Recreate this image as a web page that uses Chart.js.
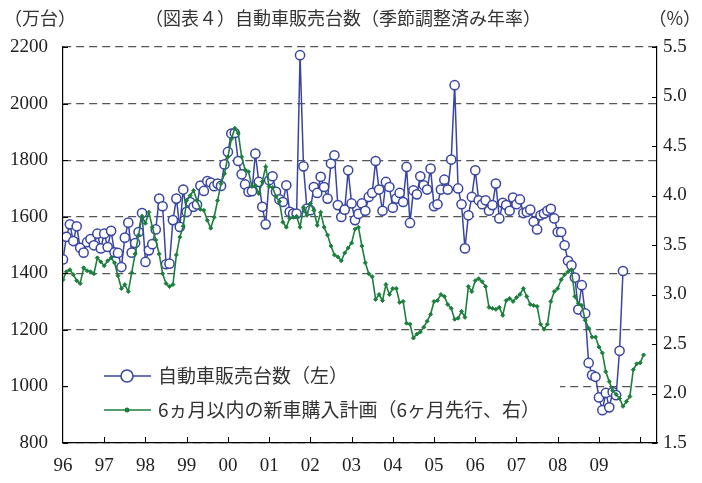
<!DOCTYPE html>
<html>
<head>
<meta charset="utf-8">
<script src="https://cdn.jsdelivr.net/npm/chart.js@4.4.1/dist/chart.umd.min.js"></script>
<style>
  html, body { margin: 0; padding: 0; background: #fff; }
  #wrap { width: 702px; height: 483px; }
</style>
</head>
<body>
<div id="wrap"><canvas id="salesChart" width="702" height="483"></canvas></div>
<script>
// 自動車販売台数（万台, 1996年1月〜）と6ヵ月以内の新車購入計画（%, 6ヶ月先行）

const yearLabels = ['96', '97', '98', '99', '00', '01', '02', '03', '04', '05', '06', '07', '08', '09'];

// 月次, 1996/1 - 2009/8
const salesVals = [
  1449, 1529, 1573, 1514, 1566, 1490, 1473, 1510, 1521, 1499, 1540, 1488,
  1540, 1493, 1550, 1474, 1472, 1422, 1526, 1579, 1473, 1507, 1546, 1613,
  1440, 1481, 1503, 1555, 1664, 1637, 1432, 1434, 1588, 1664, 1564, 1696,
  1617, 1652, 1635, 1643, 1710, 1691, 1726, 1721, 1708, 1717, 1709, 1785,
  1829, 1894, 1896, 1797, 1750, 1714, 1688, 1690, 1823, 1723, 1635, 1573,
  1729, 1743, 1688, 1661, 1652, 1711, 1617, 1611, 1611, 2171, 1778, 1629,
  1623, 1705, 1684, 1741, 1705, 1664, 1788, 1817, 1641, 1599, 1625, 1764,
  1647, 1588, 1610, 1647, 1621, 1670, 1684, 1797, 1696, 1621, 1723, 1705,
  1632, 1664, 1684, 1652, 1776, 1578, 1693, 1679, 1743, 1711, 1696, 1770,
  1637, 1644, 1696, 1731, 1696, 1802, 2065, 1700, 1644, 1488, 1605, 1670,
  1764, 1658, 1644, 1658, 1621, 1641, 1717, 1594, 1649, 1641, 1621, 1668,
  1644, 1661, 1613, 1617, 1625, 1582, 1555, 1605, 1611, 1621, 1628, 1594,
  1546, 1546, 1499, 1444, 1428, 1385, 1272, 1358, 1258, 1083, 1040, 1034,
  961, 916, 977, 926, 980, 969, 1126, 1408
];

// 月次, 1996/1 - 2010/2 (6ヶ月先行させた位置)
const planVals = [
  3.15, 3.23, 3.25, 3.20, 3.14, 3.11, 3.27, 3.24, 3.23, 3.21, 3.37, 3.33,
  3.29, 3.34, 3.37, 3.32, 3.19, 3.06, 3.10, 3.03, 3.22, 3.41, 3.60, 3.79,
  3.72, 3.83, 3.68, 3.55, 3.41, 3.21, 3.11, 3.08, 3.10, 3.40, 3.58, 3.69,
  3.95, 4.00, 4.05, 3.95, 3.86, 3.85, 3.75, 3.67, 3.78, 3.95, 4.12, 4.22,
  4.39, 4.57, 4.68, 4.63, 4.39, 4.26, 4.24, 4.09, 4.10, 4.02, 4.14, 4.29,
  4.09, 4.08, 3.99, 3.94, 3.73, 3.68, 3.77, 3.78, 3.79, 3.68, 3.88, 3.80,
  3.92, 3.85, 3.70, 3.83, 3.68, 3.60, 3.49, 3.40, 3.38, 3.34, 3.42, 3.47,
  3.52, 3.66, 3.68, 3.49, 3.32, 3.21, 3.18, 2.95, 3.00, 2.94, 3.10, 3.00,
  3.06, 3.06, 2.92, 2.93, 2.71, 2.70, 2.56, 2.60, 2.62, 2.67, 2.73, 2.80,
  2.93, 2.94, 3.00, 2.98, 2.90, 2.86, 2.75, 2.76, 2.83, 2.77, 3.08, 3.03,
  3.14, 3.16, 3.13, 3.08, 2.87, 2.86, 2.85, 2.87, 2.79, 2.94, 2.96, 2.93,
  2.97, 3.00, 3.06, 2.98, 2.90, 2.89, 2.88, 2.70, 2.65, 2.70, 2.93, 3.03,
  3.06, 3.15, 3.20, 3.23, 3.25, 2.98, 2.91, 2.89, 2.74, 2.66, 2.57, 2.57,
  2.47, 2.41, 2.22, 2.12, 2.03, 1.99, 1.95, 1.87, 1.92, 1.97, 2.24, 2.30,
  2.31, 2.39
];

const leftAxis = [800, 2200, 200];   // min, max, step
const rightAxis = [1.5, 5.5, 0.5];

const blue = '#3a44a3';
const green = '#1d7f3d';
const numFont = { family: "'Liberation Serif', 'DejaVu Serif', serif", size: 19 };
const jpFont = '"Noto Sans CJK JP", "Noto Sans", sans-serif';

// 見出し
const headerPlugin = {
    id: 'header',
    afterDraw(chart) {
        const c = chart.ctx;
        c.save();
        c.fillStyle = '#333';
        c.textBaseline = 'middle';
        c.font = '18px ' + jpFont;
        c.textAlign = 'left';
        c.fillText('（万台）', 4, 18);
        c.fillText('（図表４）自動車販売台数（季節調整済み年率）', 145, 18);
        c.textAlign = 'right';
        c.fillText('（%）', 701, 18);
        c.restore();
    }
};

// 内向きの目盛り
const innerTicks = {
    id: 'innerTicks',
    afterDraw(chart) {
        const c = chart.ctx;
        const a = chart.chartArea;
        const sx = chart.scales.x, sy = chart.scales.y, sy2 = chart.scales.y2;
        c.save();
        c.strokeStyle = '#000';
        c.lineWidth = 1;
        c.beginPath();
        for (let m = 12; m <= 168; m += 12) {
            const px = Math.round(sx.getPixelForValue(m)) + 0.5;
            c.moveTo(px, a.bottom);
            c.lineTo(px, a.bottom - 6);
        }
        for (let v = leftAxis[0]; v <= leftAxis[1]; v += leftAxis[2]) {
            const py = Math.round(sy.getPixelForValue(v)) + 0.5;
            c.moveTo(a.left, py);
            c.lineTo(a.left + 5, py);
        }
        for (let v = rightAxis[0]; v <= rightAxis[1] + 1e-9; v += rightAxis[2]) {
            const py = Math.round(sy2.getPixelForValue(v)) + 0.5;
            c.moveTo(a.right, py);
            c.lineTo(a.right - 5, py);
        }
        c.stroke();
        c.restore();
    }
};

// 凡例（グラフ内の白い枠）
const boxLegend = {
    id: 'boxLegend',
    afterDatasetsDraw(chart) {
        const c = chart.ctx;
        const sets = chart.data.datasets;
        c.save();
        c.fillStyle = '#fff';
        c.fillRect(68, 356, 492, 72);
        const rows = [376, 410];
        sets.forEach((ds, i) => {
            const y = rows[i];
            c.strokeStyle = ds.borderColor;
            c.lineWidth = 1.6;
            c.beginPath();
            c.moveTo(104, y);
            c.lineTo(151, y);
            c.stroke();
            c.beginPath();
            if (i === 0) {
                c.arc(127, y, 6, 0, Math.PI * 2);
                c.fillStyle = '#fff';
                c.fill();
                c.stroke();
            } else {
                c.arc(127, y, 2.5, 0, Math.PI * 2);
                c.fillStyle = ds.borderColor;
                c.fill();
            }
            c.fillStyle = '#333';
            c.font = '19px ' + jpFont;
            c.textBaseline = 'middle';
            c.textAlign = 'left';
            c.fillText(ds.label, 158, y);
        });
        c.restore();
    }
};

const ctx = document.getElementById('salesChart').getContext('2d');
new Chart(ctx, {
    type: 'line',
    data: {
        datasets: [{
            label: '自動車販売台数（左）',
            data: salesVals.map((v, i) => ({ x: i, y: v })),
            yAxisID: 'y',
            borderColor: blue,
            borderWidth: 1.5,
            pointRadius: 4.6,
            pointBorderWidth: 1.5,
            pointBackgroundColor: '#fff',
            pointBorderColor: blue,
            tension: 0,
            order: 2
        }, {
            label: '6ヵ月以内の新車購入計画（6ヶ月先行、右）',
            data: planVals.map((v, i) => ({ x: i, y: v })),
            yAxisID: 'y2',
            borderColor: green,
            borderWidth: 1.6,
            pointRadius: 2,
            pointStyle: 'rectRot',
            pointBorderWidth: 1,
            pointBackgroundColor: green,
            pointBorderColor: green,
            tension: 0,
            order: 1
        }]
    },
    options: {
        responsive: false,
        animation: false,
        devicePixelRatio: 1,
        layout: { padding: { top: 47, left: 0, right: 0, bottom: 0 } },
        plugins: {
            legend: { display: false },
            title: { display: false },
            tooltip: { enabled: false }
        },
        scales: {
            x: {
                type: 'linear',
                min: 0,
                max: 172.9,
                grid: { display: false, drawTicks: false },
                border: { display: true, color: '#000', width: 1.2 },
                ticks: {
                    stepSize: 12,
                    autoSkip: false,
                    includeBounds: false,
                    maxRotation: 0,
                    padding: 12,
                    color: '#222',
                    font: numFont,
                    callback: v => (v % 12 === 0 && v / 12 < yearLabels.length) ? yearLabels[v / 12] : ''
                },
                afterFit: s => { s.height = 40; }
            },
            y: {
                position: 'left',
                min: leftAxis[0],
                max: leftAxis[1],
                grid: { color: '#555', lineWidth: 1.2, drawTicks: false },
                border: { display: true, color: '#000', width: 1.2, dash: [8, 5] },
                ticks: {
                    stepSize: leftAxis[2],
                    padding: 15,
                    color: '#222',
                    font: numFont,
                    callback: v => String(v)
                },
                afterFit: s => { s.width = 63; }
            },
            y2: {
                position: 'right',
                min: rightAxis[0],
                max: rightAxis[1],
                grid: { display: false, drawTicks: false },
                border: { display: true, color: '#000', width: 1.2 },
                ticks: {
                    stepSize: rightAxis[2],
                    padding: 6,
                    color: '#222',
                    font: numFont,
                    callback: v => v.toFixed(1)
                },
                afterFit: s => { s.width = 45; }
            }
        }
    },
    plugins: [headerPlugin, innerTicks, boxLegend]
});
</script>
</body>
</html>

Stated exercise:
Write out exactly the lines between the start of the data and the line with "自動車販売台数（万台, 1996年1月〜）と6ヵ月以内の新車購入計画（%, 6ヶ月先行）", including both, but none of the pictures.

Exercise output:
Recreate this image as a web page that uses Chart.js.
<!DOCTYPE html>
<html>
<head>
<meta charset="utf-8">
<script src="https://cdn.jsdelivr.net/npm/chart.js@4.4.1/dist/chart.umd.min.js"></script>
<style>
  html, body { margin: 0; padding: 0; background: #fff; }
  #wrap { width: 702px; height: 483px; }
</style>
</head>
<body>
<div id="wrap"><canvas id="salesChart" width="702" height="483"></canvas></div>
<script>
// 自動車販売台数（万台, 1996年1月〜）と6ヵ月以内の新車購入計画（%, 6ヶ月先行）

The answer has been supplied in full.